2) You’ll need to schedule a physical with your family doctor.

As part of your adoption requirements, you’ll need a clean bill of health. You can start by taking good care of yourself now and ensuring any health issues are addressed.

3) It’s important to work with a good, reputable adoption agency or attorney.

A skilled professional will help you successfully navigate adopting, ensure all legal requirements are met and be there to support and guide you.

4) A home study is not as scary as it sounds.

A social worker will set up a series of visits in your home to be sure you can provide a safe, loving environment for a child. Although this may sound intimidating, it’s actually a great opportunity to learn more about the adoption process and what to expect. Your social worker is not there to judge or scrutinize, but rather to educate you and prepare you for your adoption journey. He or she will also answer any questions or concerns you may have.

5) The adoption process is unpredictable, and the wait can be long.

There is really no way of knowing when you’ll adopt or what situations you’ll encounter. With domestic infant adoption, expectant parents choose you, so it really depends on what they are looking for and whether or not you’re a good match for them. With international adoptions, requirements and laws can change at any time and sometimes programs close unexpectedly or get put on hold. No matter what type of adoption you’re pursuing, expect the unexpected. Bring plenty of patience and try to be flexible whenever possible.

6) You’ll need to do some networking to help increase your chances of adopting.

If you just sit back and wait for an expectant parent to come to your agency and choose you, you could be waiting a very long time. Those who adopt successfully often network on their own to increase their chances and shorten their wait times. Some ideas you might want to consider are: an online adoption profile, business cards that express your desire to adopt, letters to family and friends, word of mouth, newspaper ads and a toll-free number for pregnant women to contact you.

7) Most adoptions today have some degree of openness.

Gone are the days where birth parents had no contact or involvement with adoptive families. The majority of domestic adoptions now include communication through letters, photos, phone calls, and even visits. Some families choose to communicate through the adoption agency; others have direct contact. It all depends on what both parties agree on.

8) Adoption scams are more common than you think.

You’ll need to be careful when dealing with adoption professionals and potential birth parents. Not every agency is reputable, so do your homework first. Also be aware of red flags with expectant mothers, such as wanting large sums of money, not providing proof of pregnancy, not working with an adoption agency or attorney, etc. Many hopeful adoptive parents, including myself, have come across at least one person who was pretending to be pregnant to get gifts and money.

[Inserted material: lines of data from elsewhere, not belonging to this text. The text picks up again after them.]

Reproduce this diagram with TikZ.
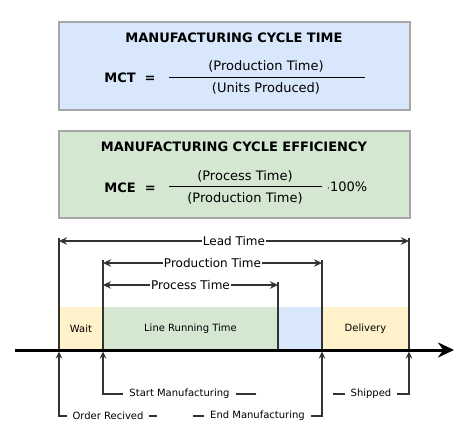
\documentclass[tikz,border=0pt]{standalone}
\usepackage{fontspec}
\setmainfont{DejaVu Sans}
\usetikzlibrary{arrows.meta}
\definecolor{mctblue}{HTML}{D8E7FB}
\definecolor{mcegreen}{HTML}{D3E7D1}
\definecolor{waityellow}{HTML}{FFF1C9}
\begin{document}
\begin{tikzpicture}[>={Stealth[length=8pt,width=7.5pt]},x=1pt,y=-1pt,
  formbox/.style={draw=black!35,line width=1.2pt},
  title/.style={font=\bfseries\fontsize{13}{15}\selectfont},
  formula/.style={font=\fontsize{13}{15}\selectfont},
  band/.style={minimum height=43pt,inner sep=0pt,font=\fontsize{10}{12}\selectfont},
  dim/.style={<->,line width=1.1pt,draw=black!80},
  tickline/.style={line width=1.1pt,draw=black!80},
  up/.style={-{Stealth[length=7pt,width=6.5pt]},line width=1.1pt,draw=black!80,shorten >=1.5pt},
  dimlbl/.style={fill=white,inner xsep=1pt,inner ysep=0pt,font=\fontsize{12}{14}\selectfont},
  lbl/.style={fill=white,inner xsep=6pt,inner ysep=1pt,font=\fontsize{10}{12}\selectfont}]
\useasboundingbox (0,0) rectangle (474,428);

% formulas
\draw[formbox,fill=mctblue] (59,22) rectangle (410,110);
\node (mcttitle) at (234,38)[title]{MANUFACTURING CYCLE TIME};
\node (mct) at (130,78)[title]{MCT\ \ =};
\node (mctnum) at (266,66)[formula]{(Production Time)};
\node (mctden) at (266,88)[formula]{(Units Produced)};
\draw[line width=0.9pt] (169,77)--(365,77);

\draw[formbox,fill=mcegreen] (59,131) rectangle (410,218);
\node (mcetitle) at (234,147)[title]{MANUFACTURING CYCLE EFFICIENCY};
\node (mce) at (130,188)[title]{MCE\ \ =};
\node (mcenum) at (245,176)[formula]{(Process Time)};
\node (mceden) at (245,198)[formula]{(Production Time)};
\node (pct) at (347,187)[formula]{$\cdot$100\%};
\draw[line width=0.9pt] (169,186)--(322,186);

% time line
\node (wait) at (81,328.5)[band,fill=waityellow,minimum width=44pt]{Wait};
\node (run) at (190.5,328.5)[band,fill=mcegreen,minimum width=175pt]{Line Running Time};
\node (idle) at (300,328.5)[band,fill=mctblue,minimum width=44pt]{};
\node (deliv) at (365.5,328.5)[band,fill=waityellow,minimum width=87pt]{Delivery};

\coordinate (t0) at (59,350);
\coordinate (t1) at (103,350);
\coordinate (t2) at (278,350);
\coordinate (t3) at (322,350);
\coordinate (t4) at (409,350);

\draw[tickline](59,238)--(t0);
\draw[tickline](103,260)--(t1);
\draw[tickline](278,282)--(t2);
\draw[tickline](322,260)--(t3);
\draw[tickline](409,238)--(t4);

\draw[dim](59,241)--node[dimlbl]{Lead Time}(409,241);
\draw[dim](103,263)--node[dimlbl]{Production Time}(322,263);
\draw[dim](103,285)--node[dimlbl]{Process Time}(278,285);

\coordinate (axstart) at (15,350);
\coordinate (axend) at (454,350);
\draw[-{Stealth[length=16pt,width=15pt]},line width=3pt](axstart)--(axend);

% events
\draw[up](157,416)--node[lbl]{Order Recived}(59,416)--(t0);
\draw[up](256,394)--node[lbl]{Start Manufacturing}(103,394)--(t1);
\draw[up](193,416)--node[lbl]{End Manufacturing}(322,416)--(t3);
\draw[up](333,394)--node[lbl]{Shipped}(409,394)--(t4);
\end{tikzpicture}
\end{document}
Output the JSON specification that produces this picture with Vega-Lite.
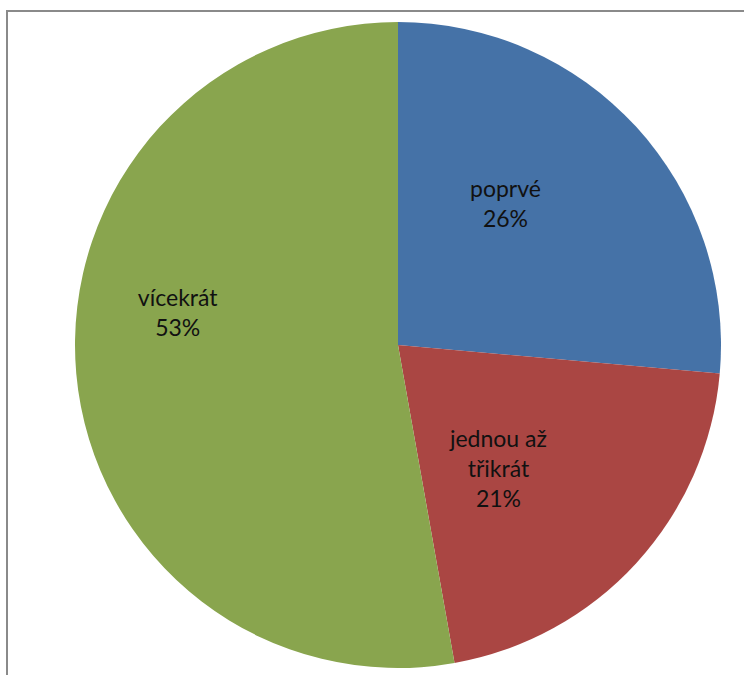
{
  "$schema": "https://vega.github.io/schema/vega-lite/v6.json",
  "width": 782,
  "height": 668,
  "autosize": {"type": "none"},
  "padding": {"left": 7, "top": 11, "right": 0, "bottom": 0},
  "background": "white",
  "view": {"stroke": "#8a8a8a", "strokeWidth": 2, "fill": "white"},
  "data": {
    "values": [
      {"idx": 1, "kategorie": "poprvé", "podil": 26.4},
      {"idx": 2, "kategorie": "jednou až\ntřikrát", "podil": 20.8},
      {"idx": 3, "kategorie": "vícekrát", "podil": 52.8}
    ]
  },
  "transform": [
    {"calculate": "datum.kategorie + '\\n' + format(datum.podil / 100, '.0%')", "as": "popisek"}
  ],
  "encoding": {
    "theta": {"field": "podil", "type": "quantitative", "stack": true},
    "order": {"field": "idx", "type": "quantitative", "sort": "ascending"}
  },
  "layer": [
    {
      "mark": {"type": "arc", "outerRadius": 323},
      "encoding": {
        "color": {
          "field": "kategorie",
          "type": "nominal",
          "scale": {
            "domain": ["poprvé", "jednou až\ntřikrát", "vícekrát"],
            "range": ["#4572A7", "#AA4643", "#89A54E"]
          },
          "legend": null
        }
      }
    },
    {
      "mark": {
        "type": "text",
        "radius": 185,
        "font": "Lato",
        "fontSize": 23,
        "lineHeight": 30,
        "lineBreak": "\n",
        "color": "#111111",
        "align": "center",
        "baseline": "middle",
        "dx": {"expr": "datum.idx == 1 ? -29 : -36"},
        "dy": {"expr": "datum.idx == 3 ? -62 : -30"}
      },
      "encoding": {
        "text": {"field": "popisek", "type": "nominal"}
      }
    }
  ]
}
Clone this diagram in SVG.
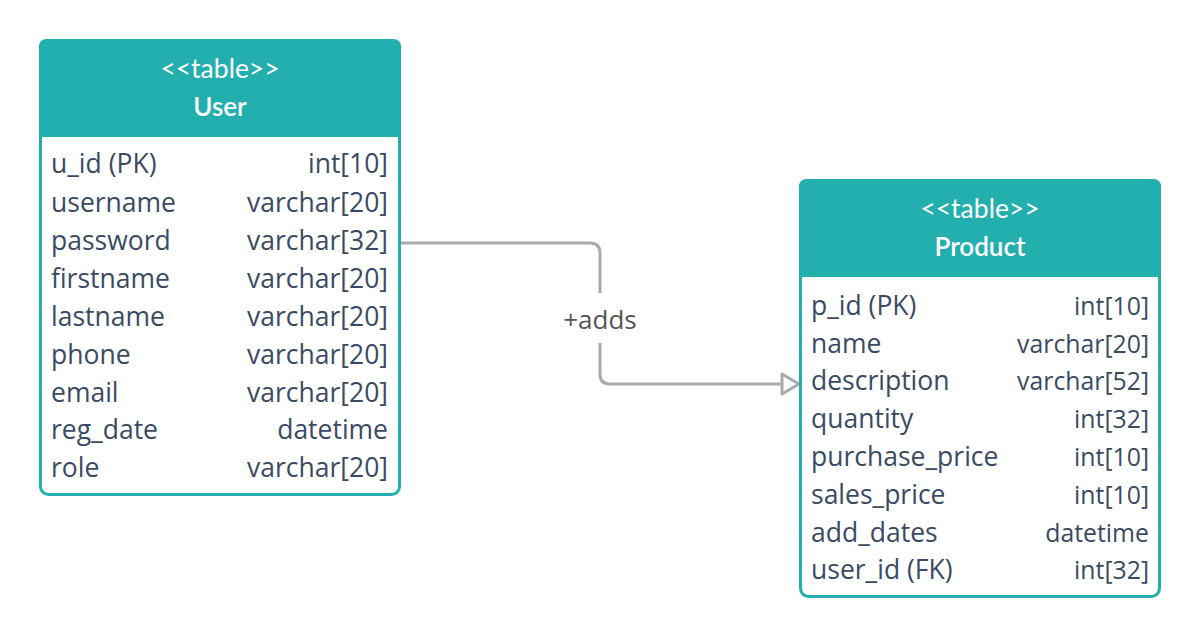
<svg xmlns="http://www.w3.org/2000/svg" width="1200" height="638" viewBox="0 0 1200 638">
<defs>
<style>
.box{fill:#ffffff;stroke:#24afaf;stroke-width:3}
.hdr{fill:#24afaf}
.st{font-family:Lato,"Open Sans",sans-serif;font-size:26.5px;fill:#ffffff;text-anchor:middle}
.tt{font-family:Lato,"Open Sans",sans-serif;font-size:26px;font-weight:600;fill:#ffffff;text-anchor:middle}
.f{font-family:"Open Sans","Noto Sans",sans-serif;font-size:26.5px;fill:#3b4a63}
.r{text-anchor:end}
.pr{font-size:24.8px}
.conn{fill:none;stroke:#aaaaaa;stroke-width:3}
.lbl{font-family:"Open Sans","Noto Sans",sans-serif;font-size:26px;fill:#555555;text-anchor:middle}
</style>
<marker id="tri" markerWidth="24" markerHeight="28" refX="19" refY="12" orient="auto" markerUnits="userSpaceOnUse">
<path d="M2,2 L19,12 L2,22 Z" fill="#ffffff" stroke="#aaaaaa" stroke-width="3" stroke-linejoin="round"/>
</marker>
</defs>
<g id="connectors">
<path class="conn" d="M401,243 H590 Q600,243 600,253 V293"/>
<path class="conn" d="M600,343 V374 Q600,384 610,384 H799" marker-end="url(#tri)"/>
<text class="lbl" x="600" y="329">+adds</text>
</g>
<g id="user">
<rect class="box" x="40.5" y="40.5" width="359" height="454" rx="8"/>
<path class="hdr" d="M39,47 Q39,39 47,39 H393 Q401,39 401,47 V137 H39 Z"/>
<text class="st" x="220" y="78">&lt;&lt;table&gt;&gt;</text>
<text class="tt" x="220" y="116">User</text>
<text class="f" x="51" y="173">u_id (PK)</text><text class="f r" x="388" y="173">int[10]</text>
<text class="f" x="51" y="212">username</text><text class="f r" x="388" y="212">varchar[20]</text>
<text class="f" x="51" y="250">password</text><text class="f r" x="388" y="250">varchar[32]</text>
<text class="f" x="51" y="288">firstname</text><text class="f r" x="388" y="288">varchar[20]</text>
<text class="f" x="51" y="326">lastname</text><text class="f r" x="388" y="326">varchar[20]</text>
<text class="f" x="51" y="364">phone</text><text class="f r" x="388" y="364">varchar[20]</text>
<text class="f" x="51" y="402">email</text><text class="f r" x="388" y="402">varchar[20]</text>
<text class="f" x="51" y="439">reg_date</text><text class="f r" x="388" y="439">datetime</text>
<text class="f" x="51" y="477">role</text><text class="f r" x="388" y="477">varchar[20]</text>
</g>
<g id="product">
<rect class="box" x="800.5" y="180.5" width="359" height="416" rx="8"/>
<path class="hdr" d="M799,187 Q799,179 807,179 H1153 Q1161,179 1161,187 V277 H799 Z"/>
<text class="st" x="980" y="218">&lt;&lt;table&gt;&gt;</text>
<text class="tt" x="980" y="256">Product</text>
<text class="f" x="811" y="315">p_id (PK)</text><text class="f r pr" x="1149" y="315">int[10]</text>
<text class="f" x="811" y="353">name</text><text class="f r pr" x="1149" y="353">varchar[20]</text>
<text class="f" x="811" y="390">description</text><text class="f r pr" x="1149" y="390">varchar[52]</text>
<text class="f" x="811" y="428">quantity</text><text class="f r pr" x="1149" y="428">int[32]</text>
<text class="f" x="811" y="466">purchase_price</text><text class="f r pr" x="1149" y="466">int[10]</text>
<text class="f" x="811" y="504">sales_price</text><text class="f r pr" x="1149" y="504">int[10]</text>
<text class="f" x="811" y="542">add_dates</text><text class="f r pr" x="1149" y="542">datetime</text>
<text class="f" x="811" y="579">user_id (FK)</text><text class="f r pr" x="1149" y="579">int[32]</text>
</g>
</svg>
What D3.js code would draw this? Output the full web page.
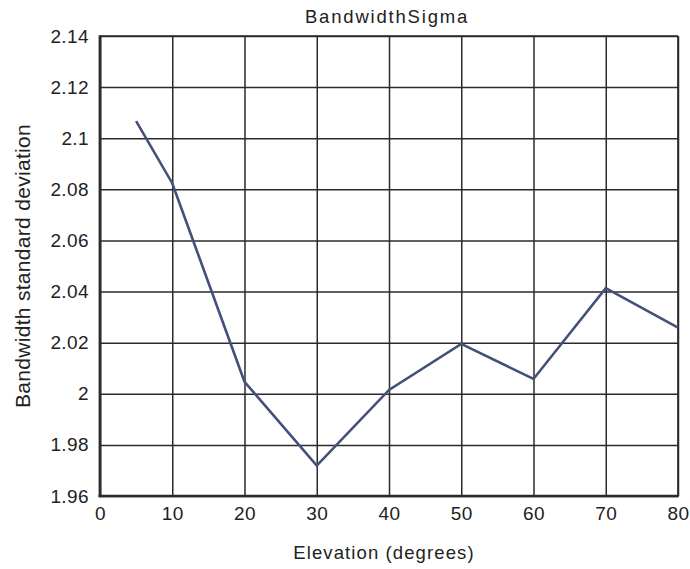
<!DOCTYPE html>
<html>
<head>
<meta charset="utf-8">
<script src="https://cdn.jsdelivr.net/npm/d3@7"></script>
<style>
  html, body { margin: 0; padding: 0; background: #fff; }
  svg { display: block; font-family: "Liberation Sans", Arial, sans-serif; }
</style>
</head>
<body>
<svg id="chart" width="690" height="569"></svg>
<script>
// Bandwidth standard deviation versus elevation angle
const elevation = [5, 10, 20, 30, 40, 50, 60, 70, 80];
const sigma = [2.1067, 2.0824, 2.0047, 1.9719, 2.0015, 2.0195, 2.0058, 2.0413, 2.0259];
const xTicks = [0, 10, 20, 30, 40, 50, 60, 70, 80];
const yTicks = [1.96, 1.98, 2, 2.02, 2.04, 2.06, 2.08, 2.1, 2.12, 2.14];

const titleText = "BandwidthSigma";
const xLabelText = "Elevation (degrees)";
const yLabelText = "Bandwidth standard deviation";

const svg = d3.select("#chart");
const margin = { left: 100, top: 36, right: 12, bottom: 73 };
const W = 690, H = 569;
const plotW = W - margin.left - margin.right;
const plotH = H - margin.top - margin.bottom;

const x = d3.scaleLinear().domain([0, 80]).range([0, plotW]);
const y = d3.scaleLinear().domain([1.96, 2.14]).range([plotH, 0]);

const g = svg.append("g").attr("transform", `translate(${margin.left},${margin.top})`);

// grid
const gridColor = "#2b2b2b";
g.append("g")
  .attr("class", "grid-x")
  .call(d3.axisBottom(x).tickValues(xTicks).tickSize(-plotH).tickFormat(""))
  .attr("transform", `translate(0,${plotH})`)
  .call(s => s.select(".domain").remove())
  .call(s => s.selectAll("line").attr("stroke", gridColor).attr("stroke-width", 1.5));

g.append("g")
  .attr("class", "grid-y")
  .call(d3.axisLeft(y).tickValues(yTicks).tickSize(-plotW).tickFormat(""))
  .call(s => s.select(".domain").remove())
  .call(s => s.selectAll("line").attr("stroke", gridColor).attr("stroke-width", 1.5));

// frame: thinner top/right, heavier left/bottom
g.append("line").attr("x1", 0).attr("x2", plotW).attr("y1", 0).attr("y2", 0)
  .attr("stroke", gridColor).attr("stroke-width", 1.7);
g.append("line").attr("x1", plotW).attr("x2", plotW).attr("y1", 0).attr("y2", plotH)
  .attr("stroke", gridColor).attr("stroke-width", 1.7);
g.append("line").attr("x1", 0).attr("x2", 0).attr("y1", -0.8).attr("y2", plotH + 1.2)
  .attr("stroke", gridColor).attr("stroke-width", 2.8);
g.append("line").attr("x1", -1.4).attr("x2", plotW + 0.8).attr("y1", plotH).attr("y2", plotH)
  .attr("stroke", gridColor).attr("stroke-width", 2.4);

// tick labels
const labelColor = "#222";
const yAxis = g.append("g")
  .call(d3.axisLeft(y).tickValues(yTicks).tickSize(0).tickPadding(11).tickFormat(d3.format("")))
  .call(s => s.select(".domain").remove());
yAxis.selectAll("text")
  .attr("fill", labelColor)
  .style("font-size", "19px")
  .style("letter-spacing", "0.4px")
  .style("font-family", "'Liberation Sans', Arial, sans-serif");

const xAxis = g.append("g")
  .attr("transform", `translate(0,${plotH})`)
  .call(d3.axisBottom(x).tickValues(xTicks).tickSize(0).tickPadding(11).tickFormat(d3.format("")))
  .call(s => s.select(".domain").remove());
xAxis.selectAll("text")
  .attr("fill", labelColor)
  .style("font-size", "19px")
  .style("letter-spacing", "0.4px")
  .style("font-family", "'Liberation Sans', Arial, sans-serif");

// data line
const line = d3.line().x(d => x(d[0])).y(d => y(d[1]));
g.append("path")
  .datum(elevation.map((e, i) => [e, sigma[i]]))
  .attr("d", line)
  .attr("fill", "none")
  .attr("stroke", "#43507a")
  .attr("stroke-width", 2.6)
  .attr("stroke-linejoin", "miter");

// title and axis labels
svg.append("text")
  .attr("x", 387)
  .attr("y", 23)
  .attr("text-anchor", "middle")
  .attr("fill", labelColor)
  .style("font-size", "18.5px")
  .style("letter-spacing", "1.8px")
  .text(titleText);

svg.append("text")
  .attr("x", 384)
  .attr("y", 559)
  .attr("text-anchor", "middle")
  .attr("fill", labelColor)
  .style("font-size", "18.5px")
  .style("letter-spacing", "1.1px")
  .text(xLabelText);

svg.append("text")
  .attr("transform", `translate(30,${margin.top + plotH / 2}) rotate(-90)`)
  .attr("text-anchor", "middle")
  .attr("fill", labelColor)
  .style("font-size", "21px")
  .style("letter-spacing", "0.3px")
  .text(yLabelText);
</script>
</body>
</html>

9) Some days you will feel like giving up.

The adoption process is an up-and-down emotional roller coaster. Failed matches, a long wait, and unexpected obstacles can leave you feeling sad and discouraged. You may wonder if you’ll ever become a parent and, on your worst days, you may even consider giving up on adopting. This is all part of the journey. Hang in there and know that most people who pursue adoption are eventually successful.

10) The day you bring your child home will be a day you never forget.

Holding your child in your arms for the first time and bringing him or her home will fill you with a mixture of overwhelming love and fear. Your life will never be the same. But that’s a good thing. All your struggles and disappointments have led you to your precious child. You are a parent at last—and now the journey really begins.